Guest Column: Because I’m Black?

Sequan Gatlin

While I have been spoiled with four of the five freedoms given to citizens in the First Amendment, the freedom to assemble is not always what it is “cracked up” to be, compared to the freedom of speech, religion, the press and petition. Though these four have been very beneficial, the freedom of assembly has not always been practiced in my life. Therefore, some would say I could live without it.

The freedom to assemble peaceably has not been respected throughout my life. The First Amendment states “Congress shall make no law respecting … or prohibiting the free exercise thereof … the right of the people to peaceably assemble.” Though no laws have been made to stop assembly, the prejudice assumption known as racial profiling has broken up some of the small gatherings that I’ve had. When a group of African-American boys are together, many people consider the group to be “thugs” or a “clique,” which both have very negative connotations. This oftentimes leads to bystanders calling the police and the police breaking up the group of guys because of a judgmental observation.

This has happened to me on numerous occasions. I was gathered together with a group of people at a local park, enjoying the weather, shooting some hoops and catching up with some old friends I had not seen in awhile. A police car stopped at the park and two police officers approached our group. The police officers questioned us about what we all were “really” doing; accusing us of smoking weed at the park and asking us to empty our pockets. This supports my beliefs about a weak freedom to assemble because none of the people at the park had any marijuana and none were arrested for possession of an illegal substance, but we all were wrongfully accused of exercising illegal practices.

As a young child, my siblings and I went to a local store to by some supplies and food. We didn’t feel comfortable because we continuously had to look over our shoulders as we witnessed a secret shopper following us through the store.
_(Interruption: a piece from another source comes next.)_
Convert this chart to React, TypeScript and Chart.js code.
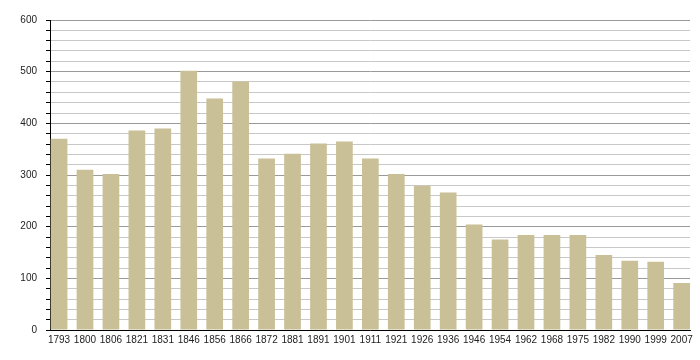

Before we could even buy our things, the man accused us of stealing and held us in the store until the police came. We eventually were kicked out of the store and embarrassed because we had the money to pay for what we needed. This happened because a group of “suspicious-looking” kids were walking through a store, but what made us suspicious?

My life depicts what it is like without the freedom of assembly. What if everyone in the United States was put in this position on a regular basis? My understanding of this part of the amendment is that people should be able to come together without being hassled by a stereotypical assumption that represents some of the African-American community. I also believe that no ethnic or cultural group should be penalized because they are in the minority or in political opposition to those in authority.

Being allowed freedom to express myself through many written forms (speech), to believe in whatever faith and tolerating others who don’t (religion), to write the truth in our publication no matter the controversy (press) and uniting with others who want to oppose something (petition) are just some of the privileges that have been positive in my life. Yet, the First Amendment cannot be completely exercised until all the citizens make use of every freedom in the amendment.